Wednesday, February 16, 2011

Economies of Scale in Online Games

Today I feel like talking about economies of scale... in online games. Of particular interest, when centralized online economies in games translate to real-world profits.


Case in point: World of Warcraft--with just over 12 million subscribers since October 2012 (seriously)-- is a booming example of an online economy. Individual players buy, sell, and trade items amongst themselves, and can buy from and sell items to non-player characters, or NPCs. They may craft items, and some custom items cannot be replicated. Vendors pawn their goods to other players, and mods have been created by the user community in order to facilitate the ongoing search for products of interest (e.g. Auctioneer). This is not a micro-economy; it is an amalgamation of cultures all over the world exchanging goods. And yet it is fictional.

Individuals who specialize in making money in massively-multiplayer online (MMO) games for the purposes of real-life sales are called "farmers" by many MMO communities. The dub farmers is a reflection of their ceaseless, efficient, and monotonous repetition of the same actions in order to garner in-game money, usually by killing monsters. Often the same monster. Over and over and over and over and over again. All day.


Farmers strategically pick targets of interest, kill them, and take in-game money drops. In WoW, farmers gather gold and sell it in online venues. Players with hard cash, usually from Western nations can purchase in-game money or items in order to make their online questing more comfortable. In recent years, the WoW developer Blizzard has strong-armed online marketplaces into protecting their WoW economies by making it against terms of service, and a bannable offense.

Often farmers are from Eastern nations. Chinese gold farmers are especially prevalent, sometimes (certainly not always) working in sweatshop-like conditions, playing MMOs for most hours of the day alongside other twenty-something Chinese players to meet gold quotas, under supervision of a "factory" boss. This is, of course, to sell for a real-world bottom line; Chinese gold farmers may typically earn up to $250 in a month, but more realistically earn about $75-100 in a month. While real-world gold auctioning violates WoW's terms of service, it isn't illegal. Players generally look down on farmers and those who patronize them, with disdain for what they perceive as cheating.

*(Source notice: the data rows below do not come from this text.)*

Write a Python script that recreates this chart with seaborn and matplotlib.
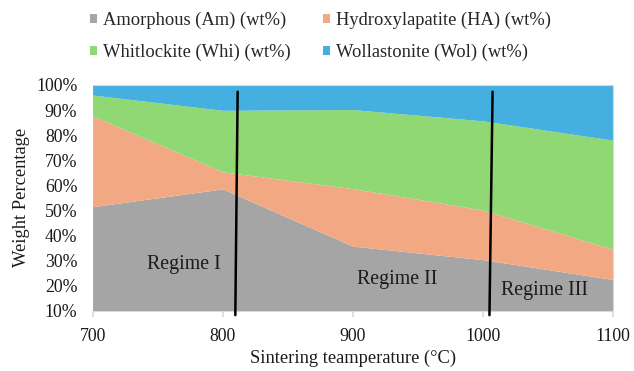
import matplotlib
matplotlib.use("Agg")
import matplotlib.pyplot as plt
import seaborn as sns
import numpy as np

temps = [700, 800, 900, 1000, 1100]
amorphous = [51.5, 58.6, 35.8, 30.4, 22.5]
hydroxylapatite = [36.2, 6.8, 22.9, 19.8, 12.0]
whitlockite = [8.3, 24.5, 31.5, 35.5, 43.5]
wollastonite = [4.0, 10.1, 9.8, 14.3, 22.0]
series_labels = ["Amorphous (Am) (wt%)", "Hydroxylapatite (HA) (wt%)",
                 "Whitlockite (Whi) (wt%)", "Wollastonite (Wol) (wt%)"]
colors = ["#A5A5A5", "#F2A983", "#8FD873", "#45AFE0"]

regime_lines = [((811.5, 809.7), (97.3, 8.3)), ((1007.4, 1005.0), (97.3, 8.3))]
regime_texts = ["Regime I", "Regime II", "Regime III"]
regime_pos = [(770, 28.5), (934, 22.6), (1047, 18.0)]

sns.set_theme(style="white")
plt.rcParams["font.family"] = ["Liberation Serif", "DejaVu Serif"]

fig = plt.figure(figsize=(6.34, 3.71), dpi=100)
ax = fig.add_axes([0.146, 0.162, 0.821, 0.609])

polys = ax.stackplot(temps, amorphous, hydroxylapatite, whitlockite, wollastonite,
                     colors=colors, labels=series_labels, linewidth=0)

for xs, ys in regime_lines:
    ax.plot(xs, ys, color="black", lw=1.8, clip_on=False, zorder=5)
for t, (x, y) in zip(regime_texts, regime_pos):
    ax.text(x, y, t, ha="center", va="center", fontsize=14.3, color="#1a1a1a")

ax.set_xlim(700, 1100)
ax.set_ylim(10, 100)
ax.set_xticks(temps)
ax.set_yticks(np.arange(10, 101, 10))
ax.set_yticklabels([f"{v}%" for v in range(10, 101, 10)])
ax.tick_params(axis="y", labelsize=12.8, colors="#1a1a1a", length=0, pad=11)
ax.tick_params(axis="x", labelsize=12.8, labelcolor="#1a1a1a", length=4,
               color="#d9d9d9", direction="out", bottom=True, pad=8)
ax.set_xlabel("Sintering teamperature (°C)", fontsize=13.3, color="#1a1a1a", labelpad=4)
ax.set_ylabel("Weight Percentage", fontsize=13.3, color="#1a1a1a", labelpad=4)

for side in ["top", "right", "bottom"]:
    ax.spines[side].set_visible(True)
    ax.spines[side].set_color("#d9d9d9")
    ax.spines[side].set_linewidth(0.8)
ax.spines["left"].set_visible(False)

order = [0, 2, 1, 3]
fig.legend([polys[i] for i in order], [series_labels[i] for i in order],
           loc="upper left", bbox_to_anchor=(0.1427, 0.969), ncol=2, frameon=False,
           fontsize=13.3, handlelength=0.38, handleheight=0.38, handletextpad=0.3,
           columnspacing=1.77, labelspacing=0.83, borderpad=0, borderaxespad=0)

fig.savefig("out.png", dpi=100)
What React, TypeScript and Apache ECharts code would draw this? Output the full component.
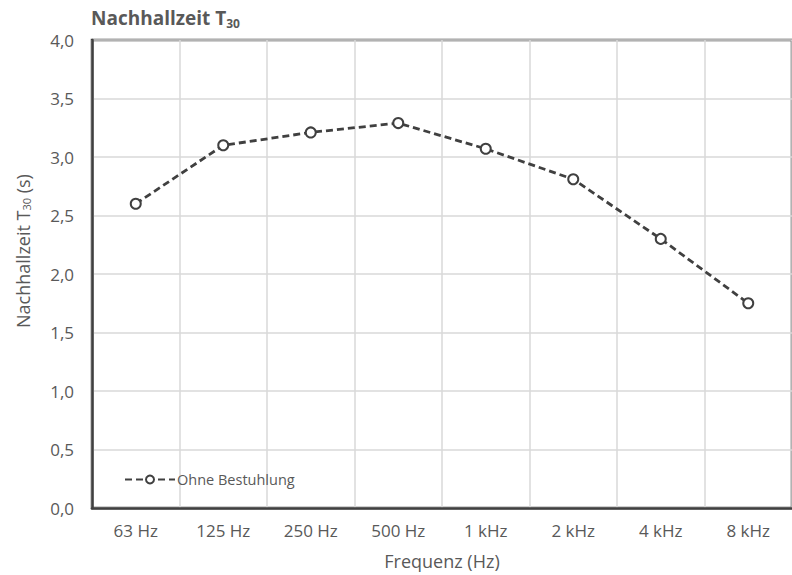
import React, { useEffect, useRef } from "react";
import * as echarts from "echarts";

const frequencies = ["63 Hz", "125 Hz", "250 Hz", "500 Hz", "1 kHz", "2 kHz", "4 kHz", "8 kHz"];
const reverbOhneBestuhlung = [2.6, 3.1, 3.21, 3.29, 3.07, 2.81, 2.3, 1.75];
const seriesName = "Ohne Bestuhlung";

const FONT = "'Open Sans', 'Noto Sans', sans-serif";
const TEXT = "#595959";
const DARK = "#404040";

export default function App() {
  const ref = useRef<HTMLDivElement>(null);

  useEffect(() => {
    if (!ref.current) return;
    const chart = echarts.init(ref.current, undefined, { renderer: "svg" });
    chart.setOption({
      animation: false,
      backgroundColor: "#ffffff",
      textStyle: { fontFamily: FONT, color: TEXT },
      title: {
        text: "Nachhallzeit T{sub|30}",
        left: 86,
        top: 2,
        textStyle: {
          fontFamily: FONT,
          fontSize: 19,
          fontWeight: "bold",
          color: TEXT,
          rich: {
            sub: { fontSize: 12, fontWeight: "bold", color: TEXT, fontFamily: FONT, verticalAlign: "bottom", padding: [10, 0, 0, 0] },
          },
        },
      },
      legend: {
        left: 119,
        top: 467,
        itemWidth: 50,
        itemHeight: 10,
        itemGap: 4,
        textStyle: { fontFamily: FONT, fontSize: 14.5, color: TEXT, padding: [0, 0, 0, -3] },
        data: [seriesName],
      },
      grid: {
        left: 92,
        top: 40,
        width: 708,
        height: 470,
        show: true,
        borderColor: DARK,
        borderWidth: 2.5,
        containLabel: false,
      },
      xAxis: {
        type: "category",
        data: frequencies,
        boundaryGap: true,
        name: "Frequenz (Hz)",
        nameLocation: "middle",
        nameGap: 44,
        nameTextStyle: { fontFamily: FONT, fontSize: 18, color: TEXT },
        axisLine: { show: true, lineStyle: { color: DARK, width: 2.5 } },
        axisTick: { show: false },
        axisLabel: { fontFamily: FONT, fontSize: 17, color: TEXT, margin: 14 },
        splitLine: { show: true, lineStyle: { color: "#d9d9d9", width: 1.5 } },
      },
      yAxis: {
        type: "value",
        min: 0,
        max: 4,
        interval: 0.5,
        name: "Nachhallzeit T{sub|30} (s)",
        nameLocation: "middle",
        nameGap: 60,
        nameTextStyle: {
          fontFamily: FONT,
          fontSize: 18,
          color: TEXT,
          padding: [0, 0, 0, 46],
          rich: {
            sub: { fontSize: 11, color: TEXT, fontFamily: FONT, verticalAlign: "bottom", padding: [8, 0, 0, 0] },
          },
        },
        axisLine: { show: true, lineStyle: { color: DARK, width: 2.5 } },
        axisTick: { show: false },
        axisLabel: {
          fontFamily: FONT,
          fontSize: 17,
          color: TEXT,
          margin: 18,
          formatter: (v: number) => v.toFixed(1).replace(".", ","),
        },
        splitLine: { show: true, lineStyle: { color: "#d9d9d9", width: 1.5 } },
      },
      series: [
        {
          name: seriesName,
          type: "line",
          data: reverbOhneBestuhlung,
          symbol: "emptyCircle",
          symbolSize: 10,
          itemStyle: { color: DARK, borderColor: DARK, borderWidth: 1.6 },
          lineStyle: { color: DARK, width: 2.8, type: [7, 4] },
          color: DARK,
        },
      ],
    });
    return () => chart.dispose();
  }, []);

  return <div ref={ref} style={{ width: 792, height: 575, position: "absolute", left: 0, top: 0 }} />;
}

Unfortunately, then, farmers are assumed by players to be Chinese and are often harrassed, enduring the pejorative or racist comments attached to assaults. But the business model is so successful that it has spawned as many as 100,000 gold farmers in China. (http://www.nytimes.com/2005/12/09/technology/09gaming.html?_r=1&ex=1291784400&en=48a72408592dffe6&ei=5088)

 Why is this important? An online economy is being transformed into a real-world economy. Fictional currency can be bought and sold by players all over the world, and shifting hands through online venues and organized using venues like eBay or forums. Western nations provide the capital for this business; while the conditions are often not ideal for workers, it is still a service of value. Customers will apparently pay. We must, then, consider the value of some large online economies relative to real-world economies. Second Life is an example that perpetuates this concern, with businesses and individuals paying for virtual real estate, avatar modifications, services, and every virtual object you can imagine (see Second Life Marketplace). A real-world market for virtual goods is already viable. The next big question is whether this innovative adaption will perpetuate itself and grow, or fall away.

1 comment:

  1. This post was very interesting, for I never knew that anything of this scale was happening with online video games. The fact that WOW has become so popular that the in-game economy affects the real economy is incredible. It is interesting to see that the buyers are from Western nations; it has become the trend that Eastern countries produce, and the West purchases. To see that the game world and the real world have merged economies is very interesting.